## WHAT YOU HAVE TO DO
Report how many lines in the records below contain the word "Output". Give only the number.

— start of MATERIAL —

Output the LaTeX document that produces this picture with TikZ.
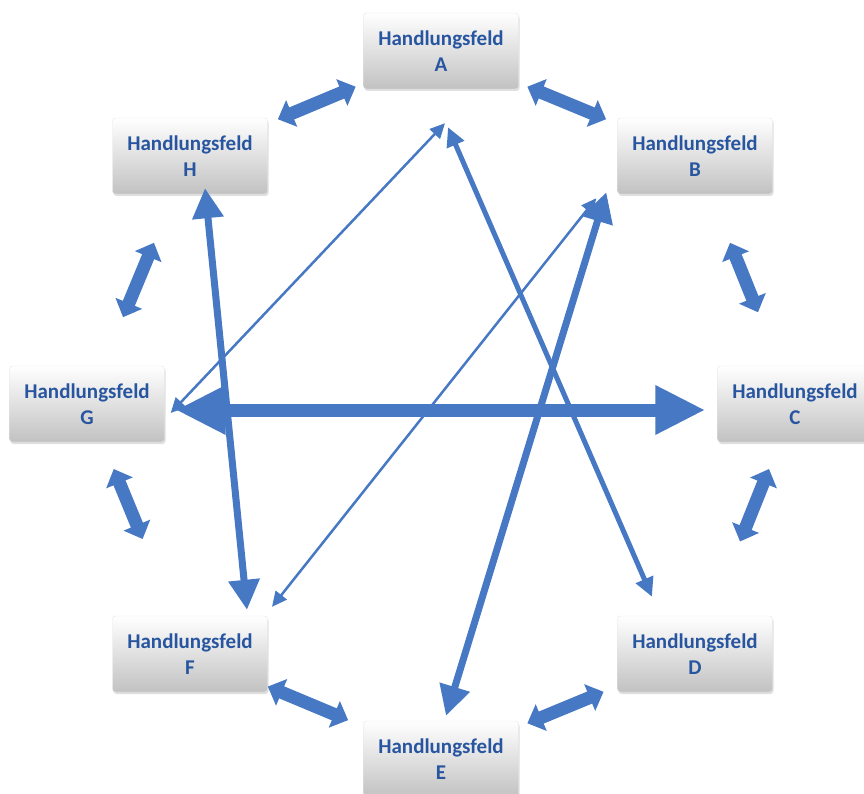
\documentclass[tikz,border=0pt]{standalone}
\usepackage{fontspec}
\setmainfont{Carlito}
\usetikzlibrary{arrows.meta}
\usetikzlibrary{shadows}
\usetikzlibrary{calc}
\definecolor{feldblau}{RGB}{70,120,195}
\definecolor{feldtext}{RGB}{40,85,160}
\tikzset{
  feld/.style={rectangle,rounded corners=3pt,minimum width=155pt,minimum height=76pt,
    top color=white,bottom color=black!24,draw=black!10,
    drop shadow={shadow xshift=1pt,shadow yshift=-2pt,opacity=0.25},
    align=center,text=feldtext,font=\fontsize{21}{26}\selectfont\bfseries},
  nachbar/.style={feldblau,line width=13pt,
    {Triangle[length=15pt,width=28pt]}-{Triangle[length=15pt,width=28pt]}},
  duenn/.style={feldblau,line width=2.5pt,
    {Triangle[length=15pt,width=14pt]}-{Triangle[length=15pt,width=14pt]}},
  mittel/.style={feldblau,line width=5pt,
    {Triangle[length=19pt,width=18pt]}-{Triangle[length=19pt,width=18pt]}},
  dick/.style={feldblau,line width=7pt,
    {Triangle[length=30pt,width=30pt]}-{Triangle[length=30pt,width=30pt]}},
  sehrdick/.style={feldblau,line width=13pt,
    {Triangle[length=50pt,width=46pt]}-{Triangle[length=50pt,width=46pt]}}
}
\begin{document}
\begin{tikzpicture}[x=1pt,y=-1pt]
          \useasboundingbox (0,0) rectangle (864,794);
          \node[feld] (A) at (441,51)  {Handlungsfeld\\A};
          \node[feld] (B) at (695,156) {Handlungsfeld\\B};
          \node[feld] (C) at (795,404) {Handlungsfeld\\C};
          \node[feld] (D) at (695,654) {Handlungsfeld\\D};
          \node[feld] (E) at (441,759) {Handlungsfeld\\E};
          \node[feld] (F) at (190,654) {Handlungsfeld\\F};
          \node[feld] (G) at (87,404)  {Handlungsfeld\\G};
          \node[feld] (H) at (190,156) {Handlungsfeld\\H};
          \foreach \p/\q/\s/\e in {A/B/0.34/0.65,B/C/0.35/0.63,C/D/0.26/0.55,D/E/0.36/0.66,
                                   E/F/0.37/0.69,F/G/0.46/0.74,G/H/0.35/0.65,H/A/0.35/0.66}
            \draw[nachbar] ($(\p)!\s!(\q)$) -- ($(\p)!\e!(\q)$);
          \draw[duenn] ($(G.east)+(6,9)$) -- ($(A.south)+(4,34)$);
          \draw[mittel] ($(A.south)+(7,38)$) -- ($(D.north)+(-43,-19)$);
          \draw[dick] ($(H.south)+(15,-6)$) -- ($(F.north)+(57,-6)$);
          \draw[duenn] ($(F.north)+(82,-9)$) -- ($(B.south west)+(-21,4)$);
          \draw[dick] ($(E.north)+(5,-5)$) -- ($(B.south west)+(-11,-2)$);
          \draw[sehrdick] ($(G.east)+(11,6)$) -- ($(C.west)+(-12,6)$);
\end{tikzpicture}
\end{document}
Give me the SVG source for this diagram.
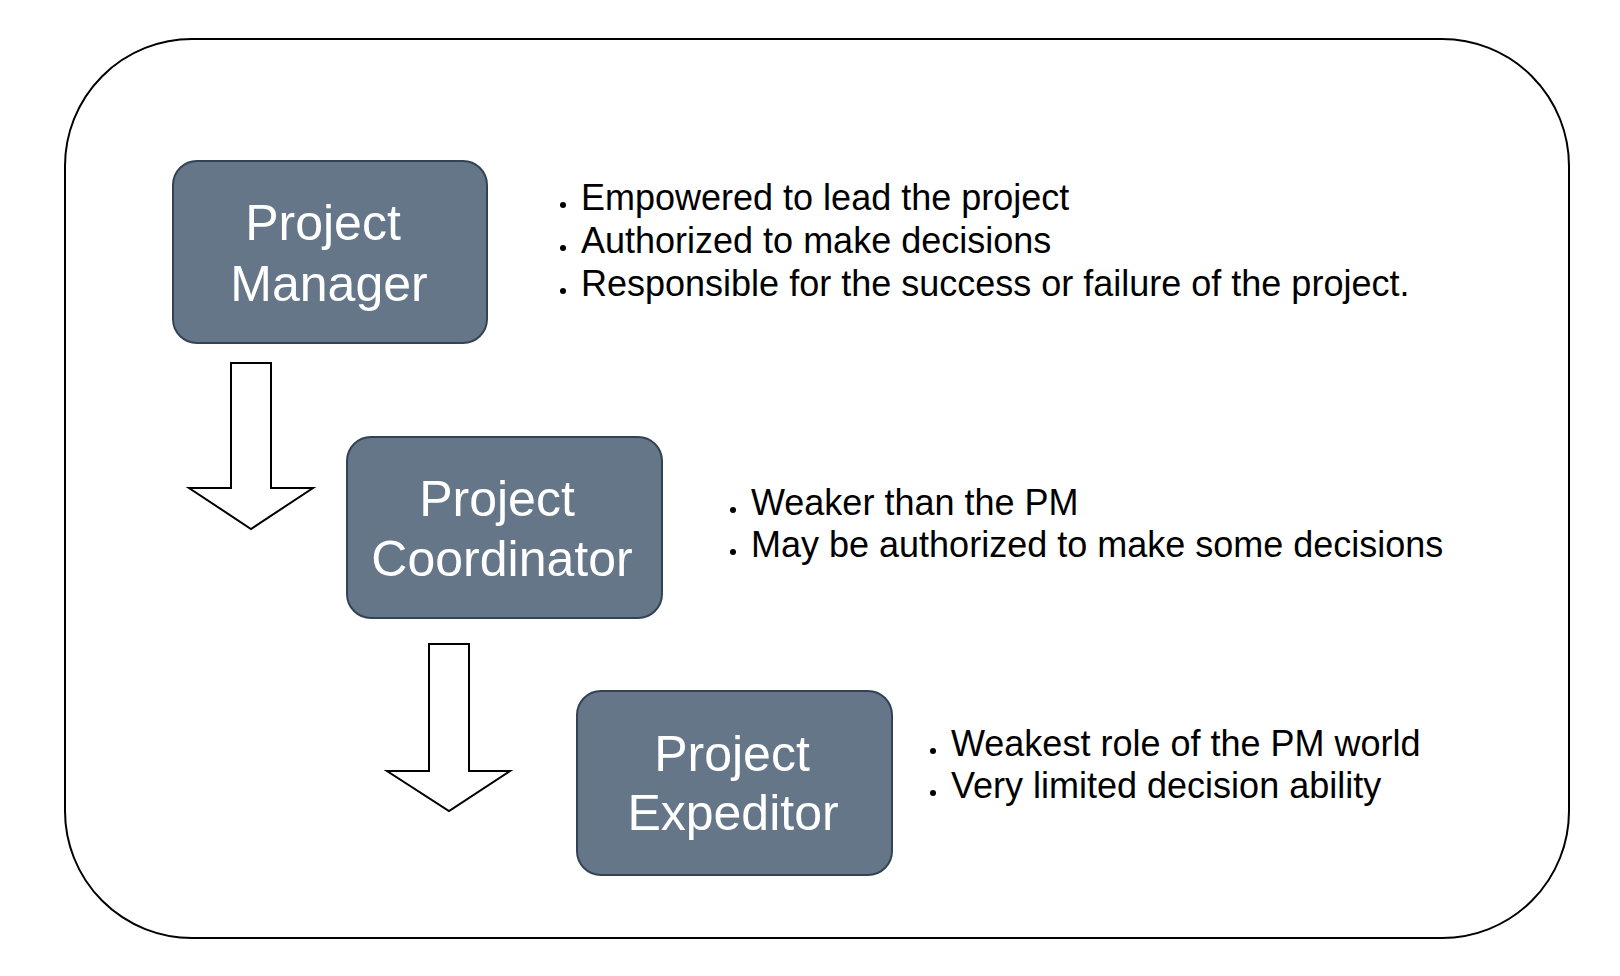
<svg xmlns="http://www.w3.org/2000/svg" width="1620" height="976" viewBox="0 0 1620 976">
  <style>
    .frame { fill: #ffffff; stroke: #000000; stroke-width: 2; }
    .role { fill: #647687; stroke: #314354; stroke-width: 2; }
    .role-label { font-family: "Liberation Sans", Arial, Helvetica, sans-serif; font-size: 50px; fill: #ffffff; text-anchor: middle; }
    .note { font-family: "Liberation Sans", Arial, Helvetica, sans-serif; font-size: 36px; fill: #000000; }
    .dot { fill: #000000; }
    .flow { fill: #ffffff; stroke: #000000; stroke-width: 2; stroke-linejoin: miter; }
  </style>

  <!-- outer rounded frame -->
  <rect class="frame" x="65" y="39" width="1504" height="899" rx="127" ry="127"/>

  <!-- role: Project Manager -->
  <g id="node-project-manager">
    <rect class="role" x="173" y="161" width="314" height="182" rx="24" ry="24"/>
    <text class="role-label" x="323" y="240">Project</text>
    <text class="role-label" x="329" y="301">Manager</text>
  </g>

  <g id="notes-project-manager">
    <circle class="dot" cx="563" cy="205" r="3"/>
    <circle class="dot" cx="563" cy="248" r="3"/>
    <circle class="dot" cx="563" cy="291" r="3"/>
    <text class="note" x="581" y="210">Empowered to lead the project</text>
    <text class="note" x="581" y="253">Authorized to make decisions</text>
    <text class="note" x="581" y="296">Responsible for the success or failure of the project.</text>
  </g>

  <!-- role: Project Coordinator -->
  <g id="node-project-coordinator">
    <rect class="role" x="347" y="437" width="315" height="181" rx="24" ry="24"/>
    <text class="role-label" x="497" y="516">Project</text>
    <text class="role-label" x="502" y="576">Coordinator</text>
  </g>

  <g id="notes-project-coordinator">
    <circle class="dot" cx="733" cy="510" r="3"/>
    <circle class="dot" cx="733" cy="552" r="3"/>
    <text class="note" x="751" y="515">Weaker than the PM</text>
    <text class="note" x="751" y="557">May be authorized to make some decisions</text>
  </g>

  <!-- role: Project Expeditor -->
  <g id="node-project-expeditor">
    <rect class="role" x="577" y="691" width="315" height="184" rx="24" ry="24"/>
    <text class="role-label" x="732" y="771">Project</text>
    <text class="role-label" x="733" y="830">Expeditor</text>
  </g>

  <g id="notes-project-expeditor">
    <circle class="dot" cx="933" cy="751" r="3"/>
    <circle class="dot" cx="933" cy="793" r="3"/>
    <text class="note" x="951" y="756">Weakest role of the PM world</text>
    <text class="note" x="951" y="798">Very limited decision ability</text>
  </g>

  <!-- block arrows showing the descending hierarchy -->
  <g id="connectors">
    <path class="flow" d="M231,363 H271 V488 H313 L251,529 L189,488 H231 Z"/>
    <path class="flow" d="M429,644 H469 V771 H510 L449,811 L387,771 H429 Z"/>
  </g>
</svg>
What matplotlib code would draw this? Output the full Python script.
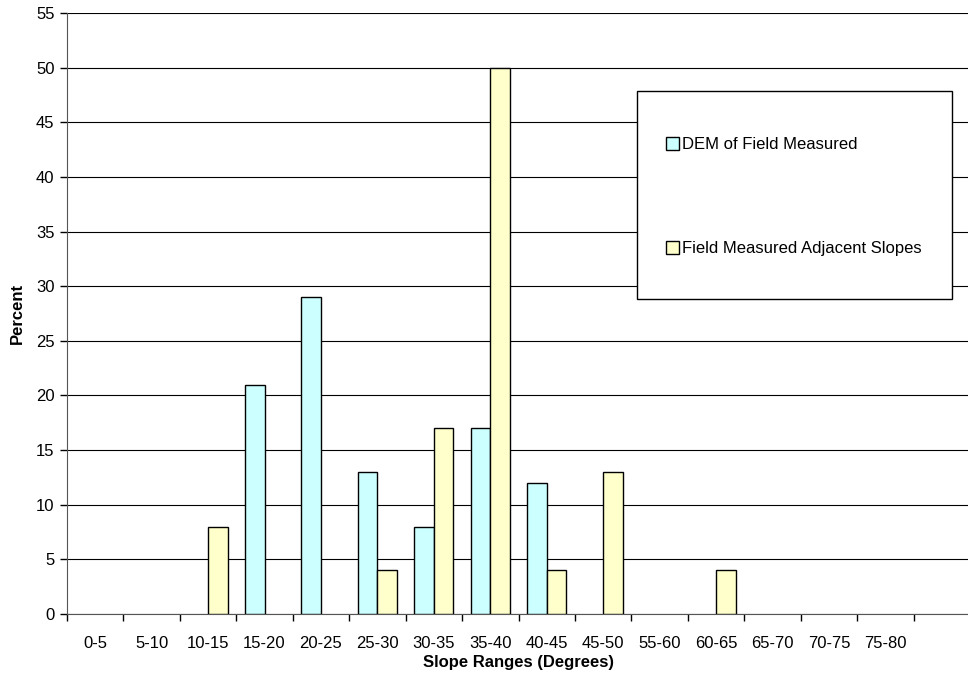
import matplotlib.pyplot as plt
from matplotlib.patches import Rectangle
import numpy as np

plt.rcParams['font.family'] = ['Liberation Sans', 'DejaVu Sans']

categories = ['0-5', '5-10', '10-15', '15-20', '20-25', '25-30', '30-35', '35-40',
              '40-45', '45-50', '55-60', '60-65', '65-70', '70-75', '75-80', '']
dem_field = [0, 0, 0, 21, 29, 13, 8, 17, 12, 0, 0, 0, 0, 0, 0, 0]
field_adjacent = [0, 0, 8, 0, 0, 4, 17, 50, 4, 13, 0, 4, 0, 0, 0, 0]

fig = plt.figure(figsize=(9.68, 6.75), dpi=100)
ax = fig.add_axes([67 / 968, 1 - 614 / 675, 903 / 968, 601 / 675])

x = np.arange(len(categories))
w = 0.345
dem = np.array(dem_field, dtype=float)
adj = np.array(field_adjacent, dtype=float)
# zero values are not drawn (no flat bars on the axis)
dem[dem == 0] = np.nan
adj[adj == 0] = np.nan
ax.bar(x - w / 2, dem, w, color='#CCFFFF', edgecolor='black', linewidth=1,
       label='DEM of Field Measured', zorder=3)
ax.bar(x + w / 2, adj, w, color='#FFFFCC', edgecolor='black', linewidth=1,
       label='Field Measured Adjacent Slopes', zorder=3)

ax.set_xlim(-0.5, len(categories) - 0.5)
ax.set_ylim(0, 55)
ax.set_yticks(np.arange(0, 56, 5))
ax.yaxis.grid(True, color='black', linewidth=0.8, zorder=0)

ax.set_xticks(x)
ax.set_xticklabels(categories)
ax.set_xticks(np.arange(-0.5, len(categories), 1), minor=True)
ax.tick_params(axis='x', which='major', length=0, pad=16, labelsize=12)
ax.tick_params(axis='x', which='minor', length=5, width=1, direction='out')
ax.tick_params(axis='y', length=5, width=1, labelsize=12, pad=4)

for s in ['top', 'right']:
    ax.spines[s].set_visible(False)
ax.spines['left'].set_color('#555555')
ax.spines['bottom'].set_color('#555555')

ax.set_xlabel('Slope Ranges (Degrees)', fontweight='bold', fontsize=12, labelpad=3)
ax.set_ylabel('Percent', fontweight='bold', fontsize=12, labelpad=8)

# legend box
box = Rectangle((637 / 968, 1 - 299 / 675), 315 / 968, 208 / 675,
                transform=fig.transFigure, facecolor='white', edgecolor='black',
                linewidth=1, zorder=5)
fig.patches.append(box)
leg = fig.legend(loc='upper left', bbox_to_anchor=(658 / 968, 1 - 129 / 675),
                 frameon=False, fontsize=12, handlelength=0.75, handleheight=0.75,
                 handletextpad=0.2, labelspacing=5.34, borderpad=0)
leg.set_zorder(6)

fig.savefig('out.png', dpi=100)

— end of MATERIAL —

## RESPONSE FOR THIS EXERCISE
2